▸ **Source data**:
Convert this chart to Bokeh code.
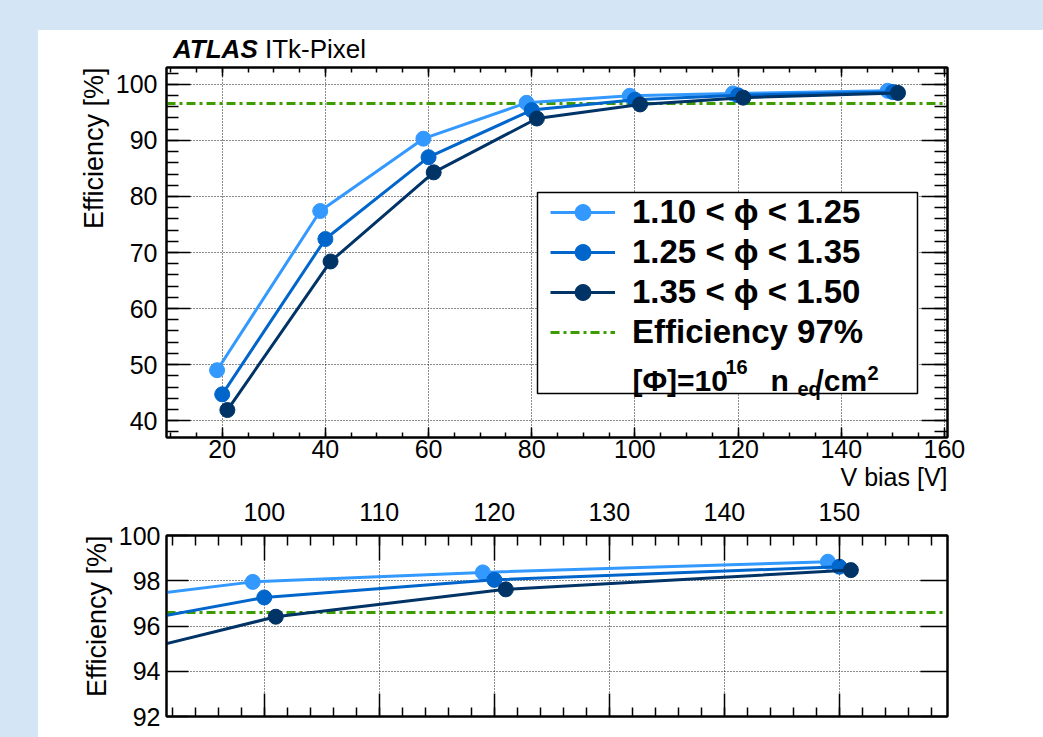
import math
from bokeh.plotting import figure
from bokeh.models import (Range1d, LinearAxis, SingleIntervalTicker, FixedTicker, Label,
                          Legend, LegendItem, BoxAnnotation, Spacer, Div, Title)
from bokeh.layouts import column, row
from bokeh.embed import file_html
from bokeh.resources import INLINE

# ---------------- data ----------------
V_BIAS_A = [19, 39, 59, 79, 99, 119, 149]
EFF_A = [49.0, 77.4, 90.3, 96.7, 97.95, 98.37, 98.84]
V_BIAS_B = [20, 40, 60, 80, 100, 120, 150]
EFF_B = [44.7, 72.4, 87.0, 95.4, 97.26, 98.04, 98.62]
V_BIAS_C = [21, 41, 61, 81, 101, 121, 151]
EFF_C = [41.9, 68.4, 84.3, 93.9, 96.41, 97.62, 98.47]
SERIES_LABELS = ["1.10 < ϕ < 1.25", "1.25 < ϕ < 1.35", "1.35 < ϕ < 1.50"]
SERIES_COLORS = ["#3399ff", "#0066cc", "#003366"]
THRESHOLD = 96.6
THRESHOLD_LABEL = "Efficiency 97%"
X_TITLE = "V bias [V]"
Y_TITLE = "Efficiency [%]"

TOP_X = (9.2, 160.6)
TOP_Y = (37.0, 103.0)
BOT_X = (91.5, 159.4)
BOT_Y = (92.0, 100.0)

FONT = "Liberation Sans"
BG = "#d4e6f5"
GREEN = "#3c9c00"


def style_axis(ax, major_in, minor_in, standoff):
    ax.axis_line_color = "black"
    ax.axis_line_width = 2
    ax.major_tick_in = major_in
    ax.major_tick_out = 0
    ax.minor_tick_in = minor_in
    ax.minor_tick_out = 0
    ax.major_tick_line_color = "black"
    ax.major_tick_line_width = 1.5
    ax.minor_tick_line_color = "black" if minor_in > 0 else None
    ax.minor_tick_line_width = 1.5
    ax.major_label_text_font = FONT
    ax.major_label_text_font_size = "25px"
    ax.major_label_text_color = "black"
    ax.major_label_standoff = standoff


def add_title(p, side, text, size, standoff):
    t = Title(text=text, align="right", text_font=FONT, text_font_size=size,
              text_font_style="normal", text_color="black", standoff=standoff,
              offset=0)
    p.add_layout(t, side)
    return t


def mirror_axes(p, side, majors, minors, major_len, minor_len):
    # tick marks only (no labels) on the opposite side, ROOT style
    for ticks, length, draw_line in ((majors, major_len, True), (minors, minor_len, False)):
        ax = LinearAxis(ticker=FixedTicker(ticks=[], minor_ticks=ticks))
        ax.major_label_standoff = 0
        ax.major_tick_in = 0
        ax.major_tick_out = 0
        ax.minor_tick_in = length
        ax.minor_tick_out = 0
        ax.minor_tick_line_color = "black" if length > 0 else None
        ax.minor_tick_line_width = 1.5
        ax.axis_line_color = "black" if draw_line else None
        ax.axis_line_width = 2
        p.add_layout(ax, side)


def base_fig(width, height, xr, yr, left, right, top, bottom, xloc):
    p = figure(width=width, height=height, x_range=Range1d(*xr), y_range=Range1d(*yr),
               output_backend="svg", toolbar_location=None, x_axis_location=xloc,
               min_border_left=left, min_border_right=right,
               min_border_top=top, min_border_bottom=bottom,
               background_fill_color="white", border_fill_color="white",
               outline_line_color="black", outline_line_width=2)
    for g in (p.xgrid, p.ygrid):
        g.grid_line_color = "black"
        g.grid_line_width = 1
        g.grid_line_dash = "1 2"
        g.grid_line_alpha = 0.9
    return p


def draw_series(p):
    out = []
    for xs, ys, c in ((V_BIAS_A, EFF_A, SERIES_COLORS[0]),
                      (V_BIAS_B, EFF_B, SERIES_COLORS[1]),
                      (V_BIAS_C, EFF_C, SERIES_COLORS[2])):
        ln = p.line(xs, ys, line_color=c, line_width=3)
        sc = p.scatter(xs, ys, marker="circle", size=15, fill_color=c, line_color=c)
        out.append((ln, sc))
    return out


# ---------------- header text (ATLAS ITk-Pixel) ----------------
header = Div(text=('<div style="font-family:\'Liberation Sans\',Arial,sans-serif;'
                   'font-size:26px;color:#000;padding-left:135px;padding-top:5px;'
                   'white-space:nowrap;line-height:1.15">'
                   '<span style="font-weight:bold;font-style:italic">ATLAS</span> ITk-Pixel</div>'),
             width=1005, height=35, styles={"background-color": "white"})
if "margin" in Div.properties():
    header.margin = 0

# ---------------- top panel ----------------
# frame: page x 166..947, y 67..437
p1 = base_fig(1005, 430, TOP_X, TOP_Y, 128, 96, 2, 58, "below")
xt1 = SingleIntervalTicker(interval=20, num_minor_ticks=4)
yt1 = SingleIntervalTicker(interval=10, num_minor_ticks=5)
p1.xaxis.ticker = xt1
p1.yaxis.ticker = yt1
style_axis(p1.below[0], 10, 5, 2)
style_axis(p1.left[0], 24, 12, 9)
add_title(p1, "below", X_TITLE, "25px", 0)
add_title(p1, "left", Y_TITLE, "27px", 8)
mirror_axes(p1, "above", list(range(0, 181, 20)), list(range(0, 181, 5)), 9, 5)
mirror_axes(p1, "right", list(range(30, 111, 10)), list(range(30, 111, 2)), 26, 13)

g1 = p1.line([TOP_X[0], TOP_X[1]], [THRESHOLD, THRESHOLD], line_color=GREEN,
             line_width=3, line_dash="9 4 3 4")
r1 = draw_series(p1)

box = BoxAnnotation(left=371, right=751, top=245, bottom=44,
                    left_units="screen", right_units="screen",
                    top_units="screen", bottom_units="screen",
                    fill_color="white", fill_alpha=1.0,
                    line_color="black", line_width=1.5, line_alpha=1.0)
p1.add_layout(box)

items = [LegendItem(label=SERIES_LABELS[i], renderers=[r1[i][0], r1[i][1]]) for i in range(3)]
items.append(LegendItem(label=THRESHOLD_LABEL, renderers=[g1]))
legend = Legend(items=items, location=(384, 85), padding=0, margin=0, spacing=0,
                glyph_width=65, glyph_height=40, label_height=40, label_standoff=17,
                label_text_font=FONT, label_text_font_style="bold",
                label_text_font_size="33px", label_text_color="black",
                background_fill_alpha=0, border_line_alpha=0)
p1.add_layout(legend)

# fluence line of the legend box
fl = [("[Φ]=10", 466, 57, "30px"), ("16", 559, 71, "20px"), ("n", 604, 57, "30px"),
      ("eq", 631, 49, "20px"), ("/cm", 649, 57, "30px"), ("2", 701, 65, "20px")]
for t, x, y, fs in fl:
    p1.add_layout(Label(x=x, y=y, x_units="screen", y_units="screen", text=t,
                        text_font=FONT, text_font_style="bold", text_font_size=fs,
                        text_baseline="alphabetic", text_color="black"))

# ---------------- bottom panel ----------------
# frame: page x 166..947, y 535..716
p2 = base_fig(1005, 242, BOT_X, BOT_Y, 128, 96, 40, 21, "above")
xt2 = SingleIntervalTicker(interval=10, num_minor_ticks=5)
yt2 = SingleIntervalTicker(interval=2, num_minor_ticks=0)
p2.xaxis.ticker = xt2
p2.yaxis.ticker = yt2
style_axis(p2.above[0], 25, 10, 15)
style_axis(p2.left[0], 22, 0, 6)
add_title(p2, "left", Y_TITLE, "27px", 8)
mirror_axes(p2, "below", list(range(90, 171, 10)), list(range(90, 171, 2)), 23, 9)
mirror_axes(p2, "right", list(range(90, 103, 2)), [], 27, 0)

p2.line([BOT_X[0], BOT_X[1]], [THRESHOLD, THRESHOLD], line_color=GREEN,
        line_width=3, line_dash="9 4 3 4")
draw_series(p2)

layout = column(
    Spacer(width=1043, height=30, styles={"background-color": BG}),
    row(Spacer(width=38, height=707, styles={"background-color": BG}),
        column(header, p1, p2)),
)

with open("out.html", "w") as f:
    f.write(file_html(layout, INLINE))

▸ **Direction**: Leave out the pictures. Transcribe only the lines above, from the first through the one that contains "from bokeh.resources import INLINE".

▸ **Output of the exercise**:
Convert this chart to Bokeh code.
import math
from bokeh.plotting import figure
from bokeh.models import (Range1d, LinearAxis, SingleIntervalTicker, FixedTicker, Label,
                          Legend, LegendItem, BoxAnnotation, Spacer, Div, Title)
from bokeh.layouts import column, row
from bokeh.embed import file_html
from bokeh.resources import INLINE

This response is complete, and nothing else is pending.